Now that Remington typewriters, among many other brands, are out of fashion, they have become a collectible. Tom Hanks has a collection of over 250 rare and classic typewriters.
Among the early famous typewriter users was Mark Twain. Twain said in a letter to Remington, “Please do not use my name in any way. Please do not even divulge the fact that I own a machine. … I don’t like to write letters, and so I don’t want people to know I own this curiosity-breeding little joker,” talking about his 1875 Remington. Twain was the first author ever to have a manuscript typed. Other famous users include Agatha Christie, the world famous mystery novelist; Rudyard Kipling, who also made good use of the Remington Noiseless model in his later years; and Gone with the Wind novelist Margaret Mitchell, who used a Remington Portable No. 3.

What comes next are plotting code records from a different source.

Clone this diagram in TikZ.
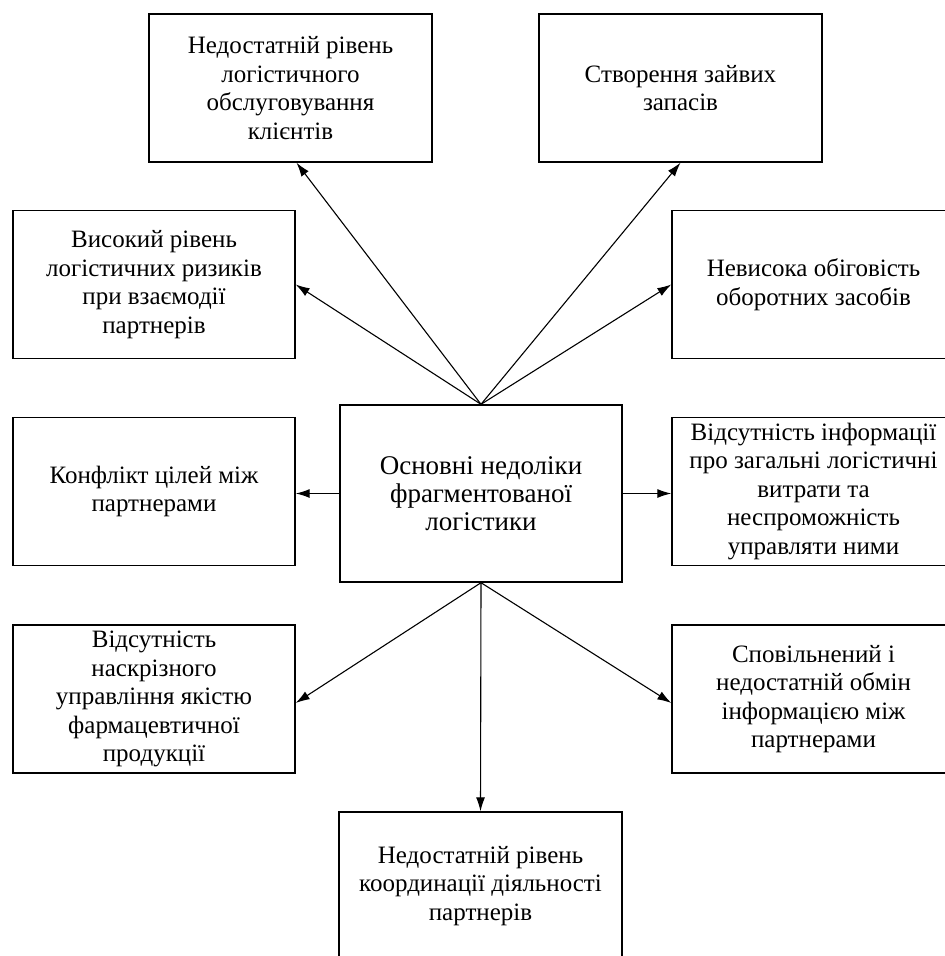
\documentclass[tikz,border=0pt]{standalone}
\usepackage{fontspec}
\setmainfont{Liberation Serif}
\usetikzlibrary{arrows.meta}
\begin{document}
\begin{tikzpicture}[x=1pt,y=-1pt,
  kasten/.style={rectangle, draw=black, line width=1.4pt, minimum width=283pt, minimum height=148pt, align=center, font=\fontsize{25}{28.5}\selectfont, inner sep=4pt},
  pfeil/.style={line width=1.1pt, -{Latex[length=14pt,width=9pt]}}]
\useasboundingbox (0,0) rectangle (945,956);
\clip (0,0) rectangle (945,956);
% Mitte
\node[kasten, minimum width=282pt, minimum height=177pt, font=\fontsize{27}{28}\selectfont](z) at (481,493.5) {Основні недоліки\\фрагментованої\\логістики};
% oben
\node[kasten](a) at (290.5,88) {Недостатній рівень\\логістичного\\обслуговування\\клієнтів};
\node[kasten](b) at (680.5,88) {Створення зайвих\\запасів};
% links
\node[kasten, minimum width=282pt](c) at (154,284.5) {Високий рівень\\логістичних ризиків\\при взаємодії\\партнерів};
\node[kasten, minimum width=282pt](e) at (154,491.5) {Конфлікт цілей між\\партнерами};
\node[kasten, minimum width=282pt](f) at (154,699) {Відсутність\\наскрізного\\управління якістю\\фармацевтичної\\продукції};
% rechts
\node[kasten](d) at (813.5,284.5) {Невисока обіговість\\оборотних засобів};
\node[kasten](h) at (813.5,491.5) {Відсутність інформації\\про загальні логістичні\\витрати та\\неспроможність\\управляти ними};
\node[kasten](k) at (813.5,699) {Сповільнений і\\недостатній обмін\\інформацією між\\партнерами};
% unten
\node[kasten](g) at (480.5,886) {Недостатній рівень\\координації діяльності\\партнерів};
% Pfeile
\draw[pfeil] (z.north) -- ([xshift=6pt]a.south);
\draw[pfeil] (z.north) -- (b.south);
\draw[pfeil] (z.north) -- (c.east);
\draw[pfeil] (z.north) -- (d.west);
\draw[pfeil] (z.west) -- (z.west -| e.east);
\draw[pfeil] (z.east) -- (z.east -| h.west);
\draw[pfeil] (z.south) -- ([yshift=-4pt]f.east);
\draw[pfeil] (z.south) -- ([yshift=-4pt]k.west);
\draw[pfeil] (z.south) -- (g.north);
\end{tikzpicture}
\end{document}
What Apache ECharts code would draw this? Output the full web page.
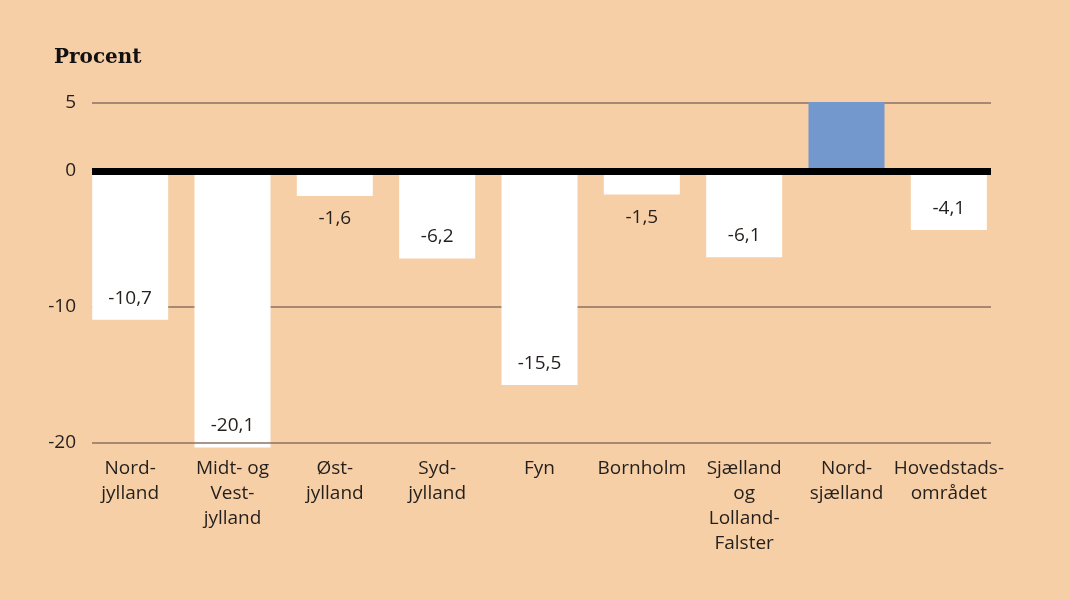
<!DOCTYPE html>
<html>
<head>
    <meta charset="UTF-8">
    <title>Procent</title>
    <script src="https://cdn.jsdelivr.net/npm/echarts/dist/echarts.min.js"></script>
    <style>
    html, body { margin: 0; padding: 0; background: #F7CFA6; }
    #chart { width: 1070px; height: 600px; }
  </style>
</head>
<body>
<div id="chart"></div>
<script>
    // regioner og ændring i procent
    var regioner = ['Nord-\njylland', 'Midt- og\nVest-\njylland', 'Øst-\njylland', 'Syd-\njylland', 'Fyn',
                    'Bornholm', 'Sjælland\nog\nLolland-\nFalster', 'Nord-\nsjælland', 'Hovedstads-\nområdet'];
    var vaerdier = [-10.7, -20.1, -1.6, -6.2, -15.5, -1.5, -6.1, 5.3, -4.1];
    var visEtiket = [true, true, true, true, true, true, true, false, true];
    var yTicks = [5, 0, -10, -20];

    var font = '"Open Sans", sans-serif';
    var linjeFarve = '#8C7262';

    var chart = echarts.init(document.getElementById('chart'));

    // ticks hver 5, men kun dem i yTicks vises (-20 tegnes som akselinje ovenpå)
    var tickVals = [];
    for (var v = -20; v <= 5; v += 5) tickVals.push(v);
    var splitColors = tickVals.map(function (t) {
      return (yTicks.indexOf(t) >= 0 && t !== 0 && t !== -20) ? linjeFarve : 'rgba(0,0,0,0)';
    });

    var data = vaerdier.map(function (v, i) {
      var kort = Math.abs(v) < 3;
      return {
        value: v,
        itemStyle: { color: v > 0 ? '#7398CE' : '#FFFFFF' },
        label: {
          show: visEtiket[i],
          position: kort ? 'bottom' : 'insideBottom',
          distance: kort ? 13 : 12
        }
      };
    });

    var option = {
      backgroundColor: '#F7CFA6',
      animation: false,
      title: {
        text: 'Procent',
        left: 49, top: 43,
        textStyle: { fontFamily: '"DejaVu Serif", serif', fontWeight: 'bold', fontSize: 20, color: '#111' }
      },
      grid: [
        { left: 79, right: 70, top: 106.2, bottom: 153.8 },
        { left: 92, right: 79, top: 103, bottom: 157 }
      ],
      xAxis: [
        {
          type: 'category', gridIndex: 0, data: regioner,
          axisLine: { show: false }, axisTick: { show: false },
          axisLabel: { fontFamily: font, fontSize: 19, color: '#231F1C', margin: 10, lineHeight: 25, interval: 0 }
        },
        {
          type: 'value', gridIndex: 1, min: 0, max: 1, z: 5, position: 'top',
          axisLine: { show: true, onZero: true, lineStyle: { color: '#000', width: 7, cap: 'butt' } },
          axisTick: { show: false }, axisLabel: { show: false }, splitLine: { show: false }
        },
        {
          type: 'value', gridIndex: 1, min: 0, max: 1, z: 5, position: 'bottom',
          axisLine: { show: true, onZero: false, lineStyle: { color: linjeFarve, width: 1.5, cap: 'butt' } },
          axisTick: { show: false }, axisLabel: { show: false }, splitLine: { show: false }
        }
      ],
      yAxis: [
        { type: 'value', gridIndex: 0, min: -20, max: 5, interval: 5, show: false },
        {
          type: 'value', gridIndex: 1, min: -20, max: 5, interval: 5, z: 0,
          axisLine: { show: false }, axisTick: { show: false },
          axisLabel: {
            fontFamily: font, fontSize: 19, color: '#231F1C', margin: 16,
            formatter: function (v) { return yTicks.indexOf(v) >= 0 ? String(v) : ''; }
          },
          splitLine: { show: true, lineStyle: { color: splitColors, width: 1.5 } }
        }
      ],
      series: [
        {
          type: 'bar', xAxisIndex: 0, yAxisIndex: 0, barWidth: 76, z: 2, clip: false,
          data: data,
          label: {
            fontFamily: font, fontSize: 19, color: '#231F1C',
            formatter: function (p) { return String(p.value).replace('.', ','); }
          }
        },
        { type: 'line', xAxisIndex: 1, yAxisIndex: 1, data: [], silent: true }
      ]
    };
    chart.setOption(option);
  </script>
</body>
</html>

For collecting purposes, look for something that attracts your eye. Features, color, form, maker, and condition are all important, and having a style that can coordinate with your other collectibles makes good sense. Be sure it is complete and operates (if it is to be used). Look for suppliers of antique and vintage-style ink ribbons and replacement keys. Because of the current trend of making typewriter key jewelry, finding replacement keys today could prove to be a bit more expensive vs. 10 years ago.
Generally speaking, expect to pay between $100 and $300 for an older machine (pre-1950) found “as is.” Those that have been refurbished to top condition can bring anywhere from $800-$1,500 and up. In July 2014, a rough Remington No. 1 sold for nearly $27,000 on eBay. But later Remingtons, including the Standard #10, can be found online for $150 and under, in good working condition. Be sure to take a look at the font used and be sure to take a test run.
Oddly enough, European typewriters are considered more valuable in the U.S. than those made here. Rarity is a factor when buying a vintage or old typewriter with a European maker.